Workout times with physical therapists maintained my range of motion and strengthened the muscles I could still use. Gail, my occupational therapist,  patiently taught me how to eat, drink, write, hold objects and navigate many essential daily activities. She and others taught me and my family how to care for basic needs like dressing, transfers, showers and using the bathroom.

We learned the importance of weight shifts to relieve pressure points and to prevent pressure sores that could put the spinal cord injured out of commission for weeks.

Weight shifts were predominately focused on the pressure points on my bottom where I sat all day, but my feet and elbows were watched closely too. The cuffs on my ankles helped prevent blood clots and pressure sores when I was in bed.

Not to happy here? Exhausted physically and emotionally and ready to transfer to bed.

We used a Hoyer Lift for transfers. I felt like a car engine being cranked out of its body!

Now, since I’m such a light weight and know how to assist, even a small woman can lift me without the Hoyer using good technique.  We still have a Hoyer for lifting emergencies, but rarely use the awkward device!  It’s a fool proof back protector for helpers.

Day after day my paralyzed friends and I attended classes and group therapy sessions to help us learn about our new bodies and to adjust emotionally. We laughed at times while we watched somewhat juvenile, yet memorable cartoon characters on video like Nick the Nerve, Belinda Bladder, Mr. Bowel and the Kidney Brothers.  They taught us the basics!

Other group sessions revealed the hopelessness so many experienced as they openly contemplated suicide. I was shocked because in my wildest dreams I had not fathomed that my paralyzed friends had the physical ability to do such a thing – much less contemplated the helplessness and depression associated with feeling like it was a way to escape this life change. Thankfully, no one I knew chose that escape, although some turned to addictions to numb their pain.

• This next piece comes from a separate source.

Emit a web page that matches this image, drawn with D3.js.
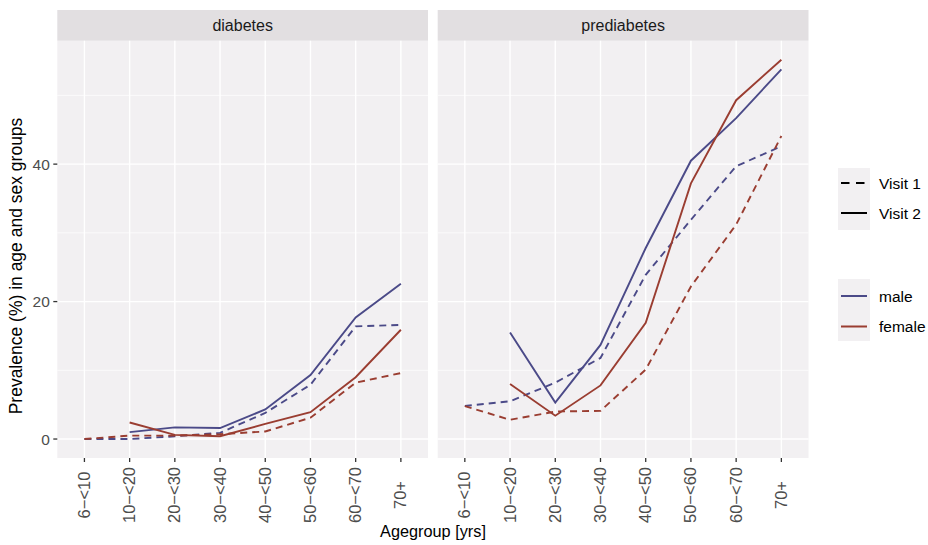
<!DOCTYPE html>
<html><head><meta charset="utf-8">
<script src="https://cdn.jsdelivr.net/npm/d3@7"></script>
<style>
body{margin:0;background:#fff}
text{font-family:"Liberation Sans",Arial,Helvetica,sans-serif}
</style>
</head><body>
<svg id="chart" width="928" height="545"></svg>
<script>
// ---------- data ----------
const panels = ["diabetes", "prediabetes"];
const ageGroups = ["6\u2212<10", "10\u2212<20", "20\u2212<30", "30\u2212<40", "40\u2212<50", "50\u2212<60", "60\u2212<70", "70+"];
const visits = ["Visit 1", "Visit 2"];
const sexes = ["male", "female"];
const yTicks = [0, 20, 40];
const yMinorTicks = [10, 30, 50];

// prevalence (%), null = not observed
const diabetesMaleV1      = [0.0, 0.0, 0.4, 0.9, 3.8, 7.9, 16.4, 16.6];
const diabetesMaleV2      = [null, 1.0, 1.7, 1.6, 4.3, 9.3, 17.7, 22.6];
const diabetesFemaleV1    = [0.0, 0.5, 0.5, 0.7, 1.1, 3.1, 8.2, 9.6];
const diabetesFemaleV2    = [null, 2.4, 0.6, 0.4, 2.2, 3.9, 9.0, 15.9];
const prediabetesMaleV1   = [4.8, 5.5, 8.2, 11.8, 23.9, 31.9, 39.7, 42.6];
const prediabetesMaleV2   = [null, 15.5, 5.3, 13.7, 27.8, 40.5, 46.7, 53.8];
const prediabetesFemaleV1 = [4.8, 2.8, 4.0, 4.1, 10.1, 22.2, 31.2, 44.1];
const prediabetesFemaleV2 = [null, 8.0, 3.4, 7.8, 16.9, 37.2, 49.3, 55.2];

const seriesByPanel = {
  diabetes: [
    {sex: "male", visit: "Visit 1", values: diabetesMaleV1},
    {sex: "male", visit: "Visit 2", values: diabetesMaleV2},
    {sex: "female", visit: "Visit 1", values: diabetesFemaleV1},
    {sex: "female", visit: "Visit 2", values: diabetesFemaleV2}
  ],
  prediabetes: [
    {sex: "male", visit: "Visit 1", values: prediabetesMaleV1},
    {sex: "male", visit: "Visit 2", values: prediabetesMaleV2},
    {sex: "female", visit: "Visit 1", values: prediabetesFemaleV1},
    {sex: "female", visit: "Visit 2", values: prediabetesFemaleV2}
  ]
};

// ---------- style ----------
const sexColor = d3.scaleOrdinal().domain(sexes).range(["#4B4A88", "#9A3D31"]);
const visitDash = d3.scaleOrdinal().domain(visits).range(["7,5", null]);
const panelBg = "#F2F0F2", stripBg = "#E2DFE1", tickCol = "#4D4D4D";

const svg = d3.select("#chart");
const panelBoxes = [{x0: 57.3, x1: 428}, {x0: 437.7, x1: 808.5}];
const pTop = 40.7, pBottom = 458, sTop = 10;

// y scale with 5% expansion of data range
const allVals = Object.values(seriesByPanel).flat().flatMap(s => s.values).filter(v => v != null);
const yLo = d3.min(allVals), yHi = d3.max(allVals);
const ex = (yHi - yLo) * 0.05;
const y = d3.scaleLinear().domain([yLo - ex, yHi + ex]).range([pBottom, pTop]);

panels.forEach((name, i) => {
  const b = panelBoxes[i];
  const x = d3.scalePoint().domain(ageGroups).range([b.x0, b.x1]).padding(0.6);
  const g = svg.append("g");
  // panel background
  g.append("rect").attr("x", b.x0).attr("y", pTop).attr("width", b.x1 - b.x0).attr("height", pBottom - pTop).attr("fill", panelBg);
  // strip
  g.append("rect").attr("x", b.x0).attr("y", sTop).attr("width", b.x1 - b.x0).attr("height", pTop - sTop).attr("fill", stripBg);
  g.append("text").attr("x", (b.x0 + b.x1) / 2).attr("y", (sTop + pTop) / 2).attr("dy", "0.35em")
    .attr("text-anchor", "middle").attr("font-size", 16).attr("fill", "#1A1A1A").text(name);
  // grid
  g.selectAll(".ymin").data(yMinorTicks).join("line")
    .attr("x1", b.x0).attr("x2", b.x1).attr("y1", d => y(d)).attr("y2", d => y(d))
    .attr("stroke", "#fff").attr("stroke-width", 0.7);
  g.selectAll(".ymaj").data(yTicks).join("line")
    .attr("x1", b.x0).attr("x2", b.x1).attr("y1", d => y(d)).attr("y2", d => y(d))
    .attr("stroke", "#fff").attr("stroke-width", 1.4);
  g.selectAll(".xmaj").data(ageGroups).join("line")
    .attr("x1", d => x(d)).attr("x2", d => x(d)).attr("y1", pTop).attr("y2", pBottom)
    .attr("stroke", "#fff").attr("stroke-width", 1.4);
  // x axis ticks + labels
  g.selectAll(".xt").data(ageGroups).join("line")
    .attr("x1", d => x(d)).attr("x2", d => x(d)).attr("y1", pBottom).attr("y2", pBottom + 4)
    .attr("stroke", "#333").attr("stroke-width", 1.3);
  g.selectAll(".xl").data(ageGroups).join("text")
    .attr("transform", d => `translate(${x(d) + 5.5},495) rotate(-90)`)
    .attr("text-anchor", "middle").attr("font-size", 16.5).attr("fill", tickCol).text(d => d);
  // lines
  const line = d3.line().defined(v => v != null).x((v, k) => x(ageGroups[k])).y(v => y(v));
  g.selectAll(".series").data(seriesByPanel[name]).join("path")
    .attr("d", s => line(s.values))
    .attr("fill", "none")
    .attr("stroke", s => sexColor(s.sex))
    .attr("stroke-width", 1.9)
    .attr("stroke-dasharray", s => visitDash(s.visit));
  // y axis on first panel
  if (i === 0) {
    g.selectAll(".yt").data(yTicks).join("line")
      .attr("x1", b.x0 - 4).attr("x2", b.x0).attr("y1", d => y(d)).attr("y2", d => y(d))
      .attr("stroke", "#333").attr("stroke-width", 1.3);
    g.selectAll(".yl").data(yTicks).join("text")
      .attr("x", b.x0 - 7.5).attr("y", d => y(d)).attr("dy", "0.36em")
      .attr("text-anchor", "end").attr("font-size", 15.5).attr("fill", tickCol).text(d => d);
  }
});

// axis titles
svg.append("text").attr("x", 433).attr("y", 537).attr("text-anchor", "middle")
  .attr("font-size", 16.3).attr("fill", "#000").text("Agegroup [yrs]");
svg.append("text").attr("transform", "translate(22,266) rotate(-90)").attr("text-anchor", "middle")
  .attr("font-size", 17.5).attr("fill", "#000")
  .text("Prevalence (%) in age and sex groups");

// legends
const keyX0 = 838, keyX1 = 870, labX = 879;
const lg1 = svg.append("g");
lg1.append("rect").attr("x", keyX0).attr("y", 168).attr("width", keyX1 - keyX0).attr("height", 62).attr("fill", panelBg);
const visitY = d3.scalePoint().domain(visits).range([183, 213]);
lg1.selectAll("line").data(visits).join("line")
  .attr("x1", keyX0 + 3).attr("x2", keyX1 - 3).attr("y1", d => visitY(d)).attr("y2", d => visitY(d))
  .attr("stroke", "#000").attr("stroke-width", 2)
  .attr("stroke-dasharray", d => d === "Visit 1" ? "8.5,6.5" : null);
lg1.selectAll("text").data(visits).join("text")
  .attr("x", labX).attr("y", d => visitY(d)).attr("dy", "0.36em")
  .attr("font-size", 15.5).attr("fill", "#000").text(d => d);

const lg2 = svg.append("g");
lg2.append("rect").attr("x", keyX0).attr("y", 279).attr("width", keyX1 - keyX0).attr("height", 62).attr("fill", panelBg);
const sexY = d3.scalePoint().domain(sexes).range([296, 326.5]);
lg2.selectAll("line").data(sexes).join("line")
  .attr("x1", keyX0 + 3).attr("x2", keyX1 - 3).attr("y1", d => sexY(d)).attr("y2", d => sexY(d))
  .attr("stroke", d => sexColor(d)).attr("stroke-width", 2);
lg2.selectAll("text").data(sexes).join("text")
  .attr("x", labX).attr("y", d => sexY(d)).attr("dy", "0.36em")
  .attr("font-size", 15.5).attr("fill", "#000").text(d => d);
</script>
</body></html>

Hearing others’ hearts made me even more thankful for my faith, family and friends as I took one day at a time.

There is Hope
When our life turns on a dime the foundation we’ve built upon inevitably reveals itself.  Life’s turns may require strengthening or rebuilding with a whole new slab of concrete. My foundation was sure, but boy did I have strengthening ahead…

I’m wondering how your life might be turning on a dime…even in small ways that cause anxiety and confusion…it is happening all around us. Sometimes it’s obviously packaged in a newly paralyzed body, but more often it’s hidden in a heart pricked or paralyzed by loss, uncertainty, fear, regret or grief.

My hope is that we will turn to the One ‘who comforts us in all our troubles, so we can comfort those in trouble with the comfort we ourselves receive from God‘ ~2 Cor. 1:4.